Figure scripts:
+ + + + + + +
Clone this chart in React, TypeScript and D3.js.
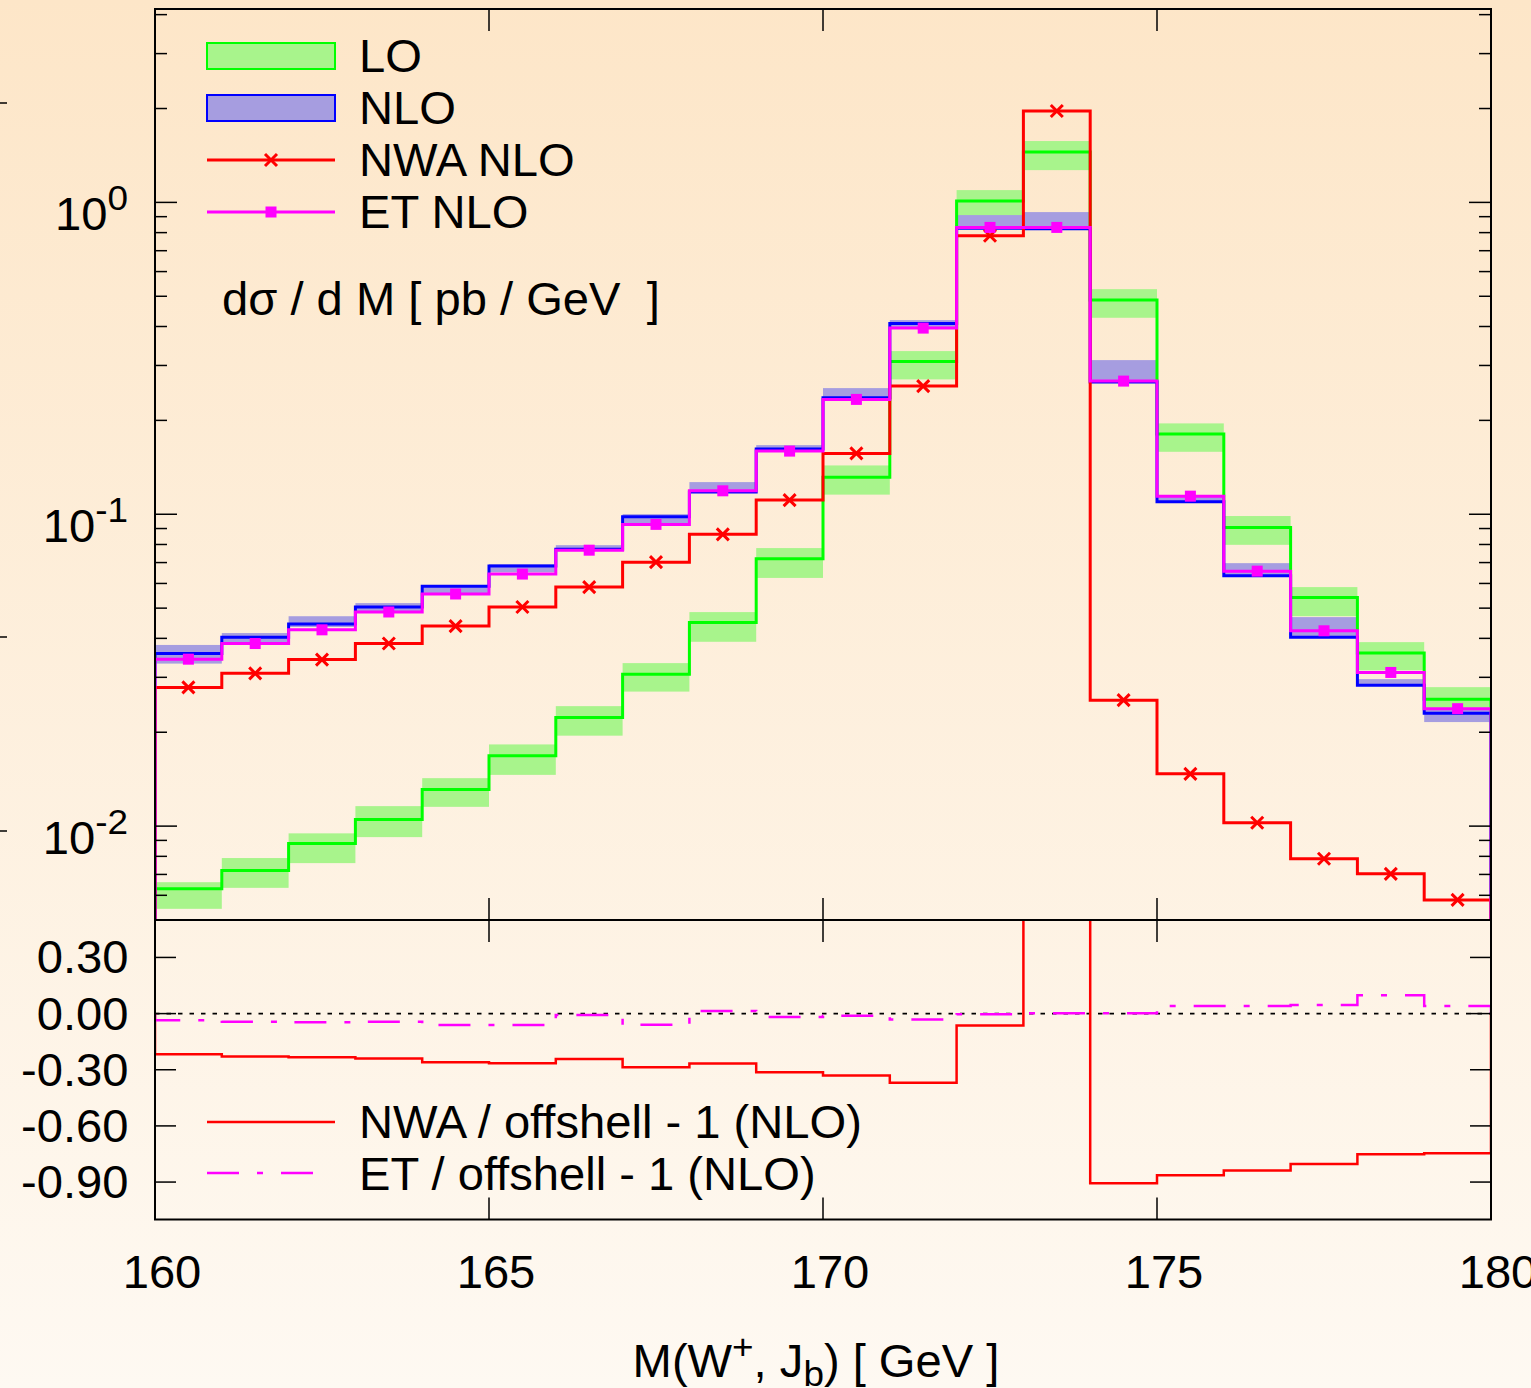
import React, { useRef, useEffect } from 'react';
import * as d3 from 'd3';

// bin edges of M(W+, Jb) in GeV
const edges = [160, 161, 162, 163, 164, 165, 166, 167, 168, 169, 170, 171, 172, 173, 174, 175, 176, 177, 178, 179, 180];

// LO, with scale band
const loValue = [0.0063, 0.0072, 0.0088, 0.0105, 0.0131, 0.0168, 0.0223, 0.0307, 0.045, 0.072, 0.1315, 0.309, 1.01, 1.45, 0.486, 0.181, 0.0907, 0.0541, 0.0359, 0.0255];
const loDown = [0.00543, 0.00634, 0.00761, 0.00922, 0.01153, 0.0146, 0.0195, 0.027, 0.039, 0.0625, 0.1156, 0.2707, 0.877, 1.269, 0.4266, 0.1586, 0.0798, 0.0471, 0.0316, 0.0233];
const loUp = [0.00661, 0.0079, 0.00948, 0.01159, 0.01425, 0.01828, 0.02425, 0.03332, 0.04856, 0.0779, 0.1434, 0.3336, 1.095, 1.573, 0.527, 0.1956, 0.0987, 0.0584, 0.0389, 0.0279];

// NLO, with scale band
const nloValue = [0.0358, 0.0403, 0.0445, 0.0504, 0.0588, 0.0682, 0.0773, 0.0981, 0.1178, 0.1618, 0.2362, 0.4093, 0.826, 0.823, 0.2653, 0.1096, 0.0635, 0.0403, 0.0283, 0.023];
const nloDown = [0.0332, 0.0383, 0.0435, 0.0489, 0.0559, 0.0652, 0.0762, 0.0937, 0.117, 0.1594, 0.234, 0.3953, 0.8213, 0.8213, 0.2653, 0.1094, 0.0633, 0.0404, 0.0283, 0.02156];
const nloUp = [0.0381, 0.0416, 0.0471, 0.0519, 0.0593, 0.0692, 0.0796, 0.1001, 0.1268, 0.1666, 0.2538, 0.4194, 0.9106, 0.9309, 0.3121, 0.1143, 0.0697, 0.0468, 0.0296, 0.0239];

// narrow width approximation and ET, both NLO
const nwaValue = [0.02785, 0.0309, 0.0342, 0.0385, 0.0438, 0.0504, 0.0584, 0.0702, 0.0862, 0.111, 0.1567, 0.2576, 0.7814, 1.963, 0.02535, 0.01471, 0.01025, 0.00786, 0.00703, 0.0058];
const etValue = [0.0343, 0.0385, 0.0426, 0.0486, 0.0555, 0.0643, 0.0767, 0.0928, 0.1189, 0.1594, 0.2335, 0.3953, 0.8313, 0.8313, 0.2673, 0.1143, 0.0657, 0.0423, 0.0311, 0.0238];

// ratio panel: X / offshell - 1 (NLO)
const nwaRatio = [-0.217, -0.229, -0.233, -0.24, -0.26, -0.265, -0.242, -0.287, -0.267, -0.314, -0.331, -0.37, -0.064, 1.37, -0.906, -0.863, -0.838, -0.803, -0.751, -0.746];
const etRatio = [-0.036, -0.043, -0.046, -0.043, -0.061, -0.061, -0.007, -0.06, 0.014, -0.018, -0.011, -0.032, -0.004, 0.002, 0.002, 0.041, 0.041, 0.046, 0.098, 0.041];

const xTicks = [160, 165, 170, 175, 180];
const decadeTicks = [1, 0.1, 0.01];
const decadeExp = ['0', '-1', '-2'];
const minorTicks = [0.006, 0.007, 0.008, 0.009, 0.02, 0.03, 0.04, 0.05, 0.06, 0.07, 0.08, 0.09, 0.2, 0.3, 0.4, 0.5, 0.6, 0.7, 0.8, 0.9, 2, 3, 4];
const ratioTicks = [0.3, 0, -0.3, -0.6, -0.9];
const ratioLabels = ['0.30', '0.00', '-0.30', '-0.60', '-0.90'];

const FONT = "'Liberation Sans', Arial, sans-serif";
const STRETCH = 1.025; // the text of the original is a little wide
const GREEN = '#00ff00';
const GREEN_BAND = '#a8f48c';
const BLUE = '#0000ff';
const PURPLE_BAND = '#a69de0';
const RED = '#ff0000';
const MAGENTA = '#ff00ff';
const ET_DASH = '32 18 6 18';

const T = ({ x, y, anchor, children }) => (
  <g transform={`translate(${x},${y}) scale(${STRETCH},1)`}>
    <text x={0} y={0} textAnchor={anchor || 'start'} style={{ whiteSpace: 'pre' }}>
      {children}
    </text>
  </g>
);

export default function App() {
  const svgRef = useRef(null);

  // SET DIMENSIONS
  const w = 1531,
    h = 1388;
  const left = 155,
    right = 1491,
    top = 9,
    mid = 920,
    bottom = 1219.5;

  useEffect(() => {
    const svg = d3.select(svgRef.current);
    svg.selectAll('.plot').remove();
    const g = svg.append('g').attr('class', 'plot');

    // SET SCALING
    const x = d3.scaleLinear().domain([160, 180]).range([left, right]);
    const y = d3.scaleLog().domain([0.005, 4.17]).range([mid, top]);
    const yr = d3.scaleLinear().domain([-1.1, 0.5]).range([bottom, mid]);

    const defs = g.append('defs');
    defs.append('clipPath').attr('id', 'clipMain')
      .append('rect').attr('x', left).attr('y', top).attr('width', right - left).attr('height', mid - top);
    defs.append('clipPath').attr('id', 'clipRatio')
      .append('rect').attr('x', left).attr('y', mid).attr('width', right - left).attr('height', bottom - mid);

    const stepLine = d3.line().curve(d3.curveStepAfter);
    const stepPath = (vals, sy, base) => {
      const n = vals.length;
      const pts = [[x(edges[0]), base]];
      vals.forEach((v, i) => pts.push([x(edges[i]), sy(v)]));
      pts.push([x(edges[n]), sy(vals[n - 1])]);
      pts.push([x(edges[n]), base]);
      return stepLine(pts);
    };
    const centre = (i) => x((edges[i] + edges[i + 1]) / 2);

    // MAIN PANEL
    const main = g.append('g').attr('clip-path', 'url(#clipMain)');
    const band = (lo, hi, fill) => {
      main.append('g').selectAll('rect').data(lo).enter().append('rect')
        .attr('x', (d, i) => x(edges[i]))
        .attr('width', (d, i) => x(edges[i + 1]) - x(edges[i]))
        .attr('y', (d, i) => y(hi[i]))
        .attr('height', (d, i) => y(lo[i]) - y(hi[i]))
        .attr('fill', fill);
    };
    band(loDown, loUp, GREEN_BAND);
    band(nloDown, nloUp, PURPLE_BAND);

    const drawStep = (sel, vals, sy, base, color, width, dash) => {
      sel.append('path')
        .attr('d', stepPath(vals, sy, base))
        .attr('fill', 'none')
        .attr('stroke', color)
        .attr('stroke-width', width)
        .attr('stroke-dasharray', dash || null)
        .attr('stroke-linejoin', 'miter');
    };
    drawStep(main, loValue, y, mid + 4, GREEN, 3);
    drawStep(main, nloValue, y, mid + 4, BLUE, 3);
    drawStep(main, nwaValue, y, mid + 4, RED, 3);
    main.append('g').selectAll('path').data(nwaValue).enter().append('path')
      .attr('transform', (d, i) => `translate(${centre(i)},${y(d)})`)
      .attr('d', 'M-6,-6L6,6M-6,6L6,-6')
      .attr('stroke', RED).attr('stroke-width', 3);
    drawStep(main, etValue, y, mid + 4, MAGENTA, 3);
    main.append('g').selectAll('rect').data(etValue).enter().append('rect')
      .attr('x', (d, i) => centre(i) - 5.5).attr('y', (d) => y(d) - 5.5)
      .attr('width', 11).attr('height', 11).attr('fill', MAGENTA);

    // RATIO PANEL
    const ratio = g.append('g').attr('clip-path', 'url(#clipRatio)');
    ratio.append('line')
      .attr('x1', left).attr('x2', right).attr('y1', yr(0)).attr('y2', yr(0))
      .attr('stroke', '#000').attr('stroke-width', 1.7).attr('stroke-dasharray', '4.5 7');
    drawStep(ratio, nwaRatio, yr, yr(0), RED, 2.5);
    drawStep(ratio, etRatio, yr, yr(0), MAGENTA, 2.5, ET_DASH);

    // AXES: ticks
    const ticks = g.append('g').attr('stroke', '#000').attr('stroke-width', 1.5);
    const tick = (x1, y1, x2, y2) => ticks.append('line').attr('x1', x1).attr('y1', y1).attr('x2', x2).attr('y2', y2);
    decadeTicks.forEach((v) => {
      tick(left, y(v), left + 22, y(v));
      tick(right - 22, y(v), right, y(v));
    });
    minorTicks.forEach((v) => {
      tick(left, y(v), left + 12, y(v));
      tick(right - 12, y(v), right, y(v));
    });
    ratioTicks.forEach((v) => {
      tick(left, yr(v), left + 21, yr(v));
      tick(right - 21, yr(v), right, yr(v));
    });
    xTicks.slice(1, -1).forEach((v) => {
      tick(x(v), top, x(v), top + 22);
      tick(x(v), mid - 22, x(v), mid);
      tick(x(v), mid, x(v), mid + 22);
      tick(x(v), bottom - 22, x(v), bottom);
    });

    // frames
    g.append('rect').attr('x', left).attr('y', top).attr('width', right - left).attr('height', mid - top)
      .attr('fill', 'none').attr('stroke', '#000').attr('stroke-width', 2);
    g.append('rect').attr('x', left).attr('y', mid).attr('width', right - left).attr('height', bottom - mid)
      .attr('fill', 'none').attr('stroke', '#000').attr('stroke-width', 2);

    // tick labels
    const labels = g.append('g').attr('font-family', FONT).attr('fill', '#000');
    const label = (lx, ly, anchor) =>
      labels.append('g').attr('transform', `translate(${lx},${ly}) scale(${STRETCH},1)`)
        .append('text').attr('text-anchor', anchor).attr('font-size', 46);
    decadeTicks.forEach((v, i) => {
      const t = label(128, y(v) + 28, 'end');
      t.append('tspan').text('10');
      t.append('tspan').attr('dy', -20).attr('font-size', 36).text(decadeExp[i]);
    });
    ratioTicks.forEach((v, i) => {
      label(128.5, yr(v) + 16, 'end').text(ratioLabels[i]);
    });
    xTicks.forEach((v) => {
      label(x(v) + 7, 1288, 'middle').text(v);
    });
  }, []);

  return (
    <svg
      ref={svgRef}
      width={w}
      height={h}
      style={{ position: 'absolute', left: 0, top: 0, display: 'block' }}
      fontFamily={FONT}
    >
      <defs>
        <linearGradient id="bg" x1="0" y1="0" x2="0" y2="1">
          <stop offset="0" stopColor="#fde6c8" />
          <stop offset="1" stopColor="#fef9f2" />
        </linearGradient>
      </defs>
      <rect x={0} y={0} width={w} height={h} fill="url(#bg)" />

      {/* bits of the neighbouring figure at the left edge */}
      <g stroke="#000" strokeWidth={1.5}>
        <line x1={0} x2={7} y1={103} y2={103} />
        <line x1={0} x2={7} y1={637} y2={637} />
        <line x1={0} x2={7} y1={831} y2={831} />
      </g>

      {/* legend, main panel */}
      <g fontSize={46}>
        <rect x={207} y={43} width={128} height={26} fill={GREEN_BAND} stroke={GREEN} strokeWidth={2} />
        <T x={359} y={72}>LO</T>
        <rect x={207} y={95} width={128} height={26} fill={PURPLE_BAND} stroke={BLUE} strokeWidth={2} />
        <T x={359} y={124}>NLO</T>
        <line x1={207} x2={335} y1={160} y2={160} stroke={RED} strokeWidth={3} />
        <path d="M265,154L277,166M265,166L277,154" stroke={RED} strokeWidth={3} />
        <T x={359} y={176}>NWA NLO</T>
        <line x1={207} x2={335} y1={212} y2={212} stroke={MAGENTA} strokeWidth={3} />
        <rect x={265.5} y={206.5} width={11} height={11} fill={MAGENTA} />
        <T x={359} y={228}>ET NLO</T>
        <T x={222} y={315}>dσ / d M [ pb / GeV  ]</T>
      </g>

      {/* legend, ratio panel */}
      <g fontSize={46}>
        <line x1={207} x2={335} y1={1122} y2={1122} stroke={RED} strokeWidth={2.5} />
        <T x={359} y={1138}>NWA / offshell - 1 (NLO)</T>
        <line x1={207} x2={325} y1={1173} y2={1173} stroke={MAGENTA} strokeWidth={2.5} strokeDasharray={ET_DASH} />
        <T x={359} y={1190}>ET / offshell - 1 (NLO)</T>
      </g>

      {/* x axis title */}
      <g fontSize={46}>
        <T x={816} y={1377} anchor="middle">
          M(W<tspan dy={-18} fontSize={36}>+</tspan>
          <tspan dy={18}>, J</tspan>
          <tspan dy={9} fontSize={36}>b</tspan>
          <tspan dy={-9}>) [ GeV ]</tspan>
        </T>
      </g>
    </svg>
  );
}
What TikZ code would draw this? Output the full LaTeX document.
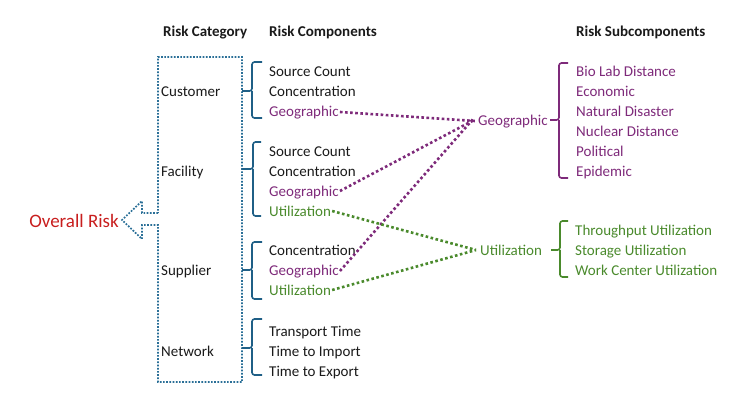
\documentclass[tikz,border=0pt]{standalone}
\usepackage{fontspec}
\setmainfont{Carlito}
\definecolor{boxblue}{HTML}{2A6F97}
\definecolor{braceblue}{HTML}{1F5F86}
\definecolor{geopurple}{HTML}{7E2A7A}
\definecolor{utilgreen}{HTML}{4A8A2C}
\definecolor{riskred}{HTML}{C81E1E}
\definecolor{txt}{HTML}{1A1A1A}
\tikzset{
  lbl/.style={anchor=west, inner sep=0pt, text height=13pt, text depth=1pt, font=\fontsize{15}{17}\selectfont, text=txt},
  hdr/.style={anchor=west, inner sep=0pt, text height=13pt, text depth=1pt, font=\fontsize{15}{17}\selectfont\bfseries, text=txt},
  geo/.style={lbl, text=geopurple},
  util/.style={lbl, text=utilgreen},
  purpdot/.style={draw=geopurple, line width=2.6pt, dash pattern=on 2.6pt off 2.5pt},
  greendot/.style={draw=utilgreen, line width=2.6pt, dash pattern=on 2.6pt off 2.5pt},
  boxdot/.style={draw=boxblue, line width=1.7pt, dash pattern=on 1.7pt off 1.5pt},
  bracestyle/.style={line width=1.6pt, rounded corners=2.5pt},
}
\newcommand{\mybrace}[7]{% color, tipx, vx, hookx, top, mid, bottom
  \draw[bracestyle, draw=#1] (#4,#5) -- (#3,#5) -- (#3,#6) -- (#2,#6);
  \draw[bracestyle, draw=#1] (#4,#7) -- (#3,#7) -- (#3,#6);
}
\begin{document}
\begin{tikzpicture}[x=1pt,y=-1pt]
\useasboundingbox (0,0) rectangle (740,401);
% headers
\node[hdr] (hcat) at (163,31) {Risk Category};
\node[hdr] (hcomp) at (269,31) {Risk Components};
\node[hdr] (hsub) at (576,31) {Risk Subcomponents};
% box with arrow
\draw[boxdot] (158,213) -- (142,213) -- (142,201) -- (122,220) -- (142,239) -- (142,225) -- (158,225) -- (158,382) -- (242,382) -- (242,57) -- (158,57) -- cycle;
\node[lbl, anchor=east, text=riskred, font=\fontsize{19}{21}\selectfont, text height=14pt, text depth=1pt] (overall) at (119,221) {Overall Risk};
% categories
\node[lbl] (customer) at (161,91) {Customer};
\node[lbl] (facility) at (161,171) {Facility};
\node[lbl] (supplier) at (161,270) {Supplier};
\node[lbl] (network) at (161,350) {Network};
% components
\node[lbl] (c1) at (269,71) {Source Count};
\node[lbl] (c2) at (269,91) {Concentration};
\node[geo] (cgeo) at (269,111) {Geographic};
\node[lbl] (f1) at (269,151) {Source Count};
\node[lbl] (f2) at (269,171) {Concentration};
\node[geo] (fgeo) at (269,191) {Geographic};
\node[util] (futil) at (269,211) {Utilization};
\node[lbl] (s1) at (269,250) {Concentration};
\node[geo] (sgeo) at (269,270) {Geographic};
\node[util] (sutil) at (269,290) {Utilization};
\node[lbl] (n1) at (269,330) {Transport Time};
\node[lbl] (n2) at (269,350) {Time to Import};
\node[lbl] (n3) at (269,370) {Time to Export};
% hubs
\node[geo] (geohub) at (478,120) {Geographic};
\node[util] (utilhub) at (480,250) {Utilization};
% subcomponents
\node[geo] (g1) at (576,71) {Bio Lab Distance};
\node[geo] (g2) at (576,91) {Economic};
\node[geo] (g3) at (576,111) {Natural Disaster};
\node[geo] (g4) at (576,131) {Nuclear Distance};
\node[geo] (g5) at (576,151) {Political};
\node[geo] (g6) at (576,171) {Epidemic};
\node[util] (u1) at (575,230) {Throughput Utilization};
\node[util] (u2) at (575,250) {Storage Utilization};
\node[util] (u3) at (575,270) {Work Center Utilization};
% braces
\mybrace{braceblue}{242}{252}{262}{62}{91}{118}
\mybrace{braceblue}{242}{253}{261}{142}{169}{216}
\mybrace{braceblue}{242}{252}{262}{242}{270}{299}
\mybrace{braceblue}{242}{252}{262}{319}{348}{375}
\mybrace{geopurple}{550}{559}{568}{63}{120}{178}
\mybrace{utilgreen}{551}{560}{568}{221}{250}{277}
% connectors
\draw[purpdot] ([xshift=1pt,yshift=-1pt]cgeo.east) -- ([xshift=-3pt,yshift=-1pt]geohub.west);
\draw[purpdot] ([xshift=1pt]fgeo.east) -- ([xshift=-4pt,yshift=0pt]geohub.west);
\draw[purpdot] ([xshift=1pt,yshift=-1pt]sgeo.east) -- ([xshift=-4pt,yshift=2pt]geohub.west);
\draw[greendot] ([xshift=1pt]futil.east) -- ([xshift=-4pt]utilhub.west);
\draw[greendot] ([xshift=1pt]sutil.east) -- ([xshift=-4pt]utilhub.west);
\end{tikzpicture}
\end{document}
+ + + + + + +
Given exercise:
Take the lines from the first line of the entries through the line with "178, 179, 180];", inclusive, and give them again exactly, minus any pictures.

Solution:
Clone this chart in React, TypeScript and D3.js.
import React, { useRef, useEffect } from 'react';
import * as d3 from 'd3';

// bin edges of M(W+, Jb) in GeV
const edges = [160, 161, 162, 163, 164, 165, 166, 167, 168, 169, 170, 171, 172, 173, 174, 175, 176, 177, 178, 179, 180];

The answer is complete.